#### [Stated problem]
Look through the material below, count the lines containing the word "this", and state only the count.

#### [Data supplied]
----
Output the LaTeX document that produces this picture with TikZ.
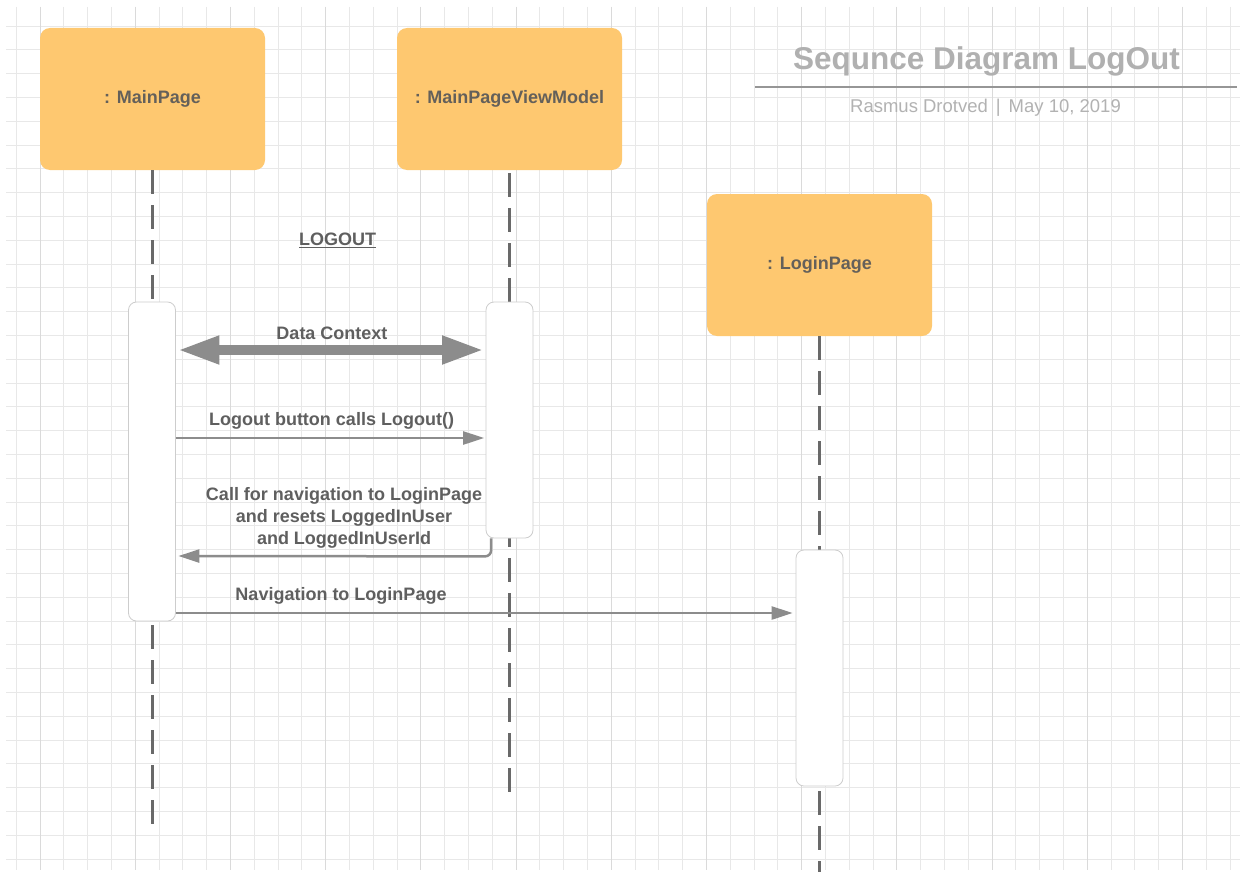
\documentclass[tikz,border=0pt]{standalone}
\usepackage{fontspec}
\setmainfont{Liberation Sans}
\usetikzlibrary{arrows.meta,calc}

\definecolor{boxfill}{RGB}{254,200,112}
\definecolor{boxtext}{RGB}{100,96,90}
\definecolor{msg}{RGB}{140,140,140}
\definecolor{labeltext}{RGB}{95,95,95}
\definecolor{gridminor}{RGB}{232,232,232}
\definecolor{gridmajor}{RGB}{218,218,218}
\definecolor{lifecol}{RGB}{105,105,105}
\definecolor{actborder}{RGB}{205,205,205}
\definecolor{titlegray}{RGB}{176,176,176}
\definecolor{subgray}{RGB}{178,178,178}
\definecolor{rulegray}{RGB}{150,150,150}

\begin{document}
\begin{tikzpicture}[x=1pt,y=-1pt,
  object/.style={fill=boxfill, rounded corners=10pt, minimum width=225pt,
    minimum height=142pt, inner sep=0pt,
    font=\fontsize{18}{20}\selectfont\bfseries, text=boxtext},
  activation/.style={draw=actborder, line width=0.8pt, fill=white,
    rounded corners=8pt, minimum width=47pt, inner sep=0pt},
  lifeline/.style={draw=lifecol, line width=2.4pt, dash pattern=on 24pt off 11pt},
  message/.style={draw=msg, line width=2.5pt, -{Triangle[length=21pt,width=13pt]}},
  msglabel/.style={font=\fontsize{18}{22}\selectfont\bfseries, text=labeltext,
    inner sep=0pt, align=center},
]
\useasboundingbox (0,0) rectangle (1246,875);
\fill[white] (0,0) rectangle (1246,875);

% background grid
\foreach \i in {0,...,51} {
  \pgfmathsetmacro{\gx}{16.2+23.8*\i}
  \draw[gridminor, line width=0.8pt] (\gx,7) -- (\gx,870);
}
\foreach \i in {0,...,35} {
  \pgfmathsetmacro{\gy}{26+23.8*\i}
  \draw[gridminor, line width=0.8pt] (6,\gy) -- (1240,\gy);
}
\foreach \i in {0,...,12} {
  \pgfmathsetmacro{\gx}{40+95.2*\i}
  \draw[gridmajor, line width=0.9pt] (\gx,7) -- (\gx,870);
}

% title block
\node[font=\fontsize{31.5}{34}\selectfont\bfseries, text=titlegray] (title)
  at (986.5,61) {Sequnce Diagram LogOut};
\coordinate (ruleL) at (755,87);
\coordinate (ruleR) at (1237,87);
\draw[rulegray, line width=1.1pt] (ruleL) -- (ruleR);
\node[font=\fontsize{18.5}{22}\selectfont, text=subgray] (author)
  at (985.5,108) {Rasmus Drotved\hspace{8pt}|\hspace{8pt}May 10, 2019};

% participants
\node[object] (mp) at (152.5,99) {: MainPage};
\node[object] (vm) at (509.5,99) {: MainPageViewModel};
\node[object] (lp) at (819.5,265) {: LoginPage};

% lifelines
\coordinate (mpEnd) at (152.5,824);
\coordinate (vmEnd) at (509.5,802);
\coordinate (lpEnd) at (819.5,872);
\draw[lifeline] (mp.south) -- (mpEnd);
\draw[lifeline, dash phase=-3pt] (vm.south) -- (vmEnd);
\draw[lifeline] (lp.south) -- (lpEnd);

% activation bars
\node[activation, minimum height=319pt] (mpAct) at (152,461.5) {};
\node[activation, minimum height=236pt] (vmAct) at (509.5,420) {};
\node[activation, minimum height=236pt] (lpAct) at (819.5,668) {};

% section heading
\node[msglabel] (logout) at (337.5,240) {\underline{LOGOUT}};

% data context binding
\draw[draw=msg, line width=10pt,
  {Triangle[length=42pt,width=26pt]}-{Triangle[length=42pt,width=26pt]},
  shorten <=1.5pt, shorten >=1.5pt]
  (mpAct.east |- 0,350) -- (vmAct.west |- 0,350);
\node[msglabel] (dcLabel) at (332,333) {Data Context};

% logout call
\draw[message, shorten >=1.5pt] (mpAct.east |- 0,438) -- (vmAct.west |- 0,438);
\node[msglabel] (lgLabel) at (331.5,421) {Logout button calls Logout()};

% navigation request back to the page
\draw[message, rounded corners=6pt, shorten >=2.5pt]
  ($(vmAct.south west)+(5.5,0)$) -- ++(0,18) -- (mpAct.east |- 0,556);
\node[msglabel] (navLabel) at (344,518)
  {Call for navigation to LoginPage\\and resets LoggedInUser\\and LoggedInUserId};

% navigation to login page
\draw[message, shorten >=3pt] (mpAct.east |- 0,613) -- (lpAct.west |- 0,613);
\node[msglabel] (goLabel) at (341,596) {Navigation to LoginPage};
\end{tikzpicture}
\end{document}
----
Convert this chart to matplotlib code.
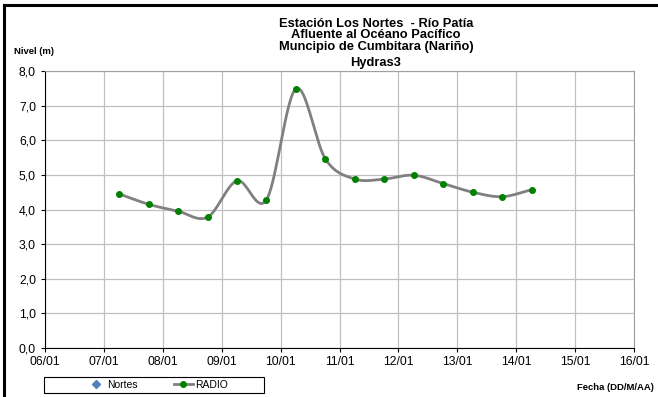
----
#### [Full response]
2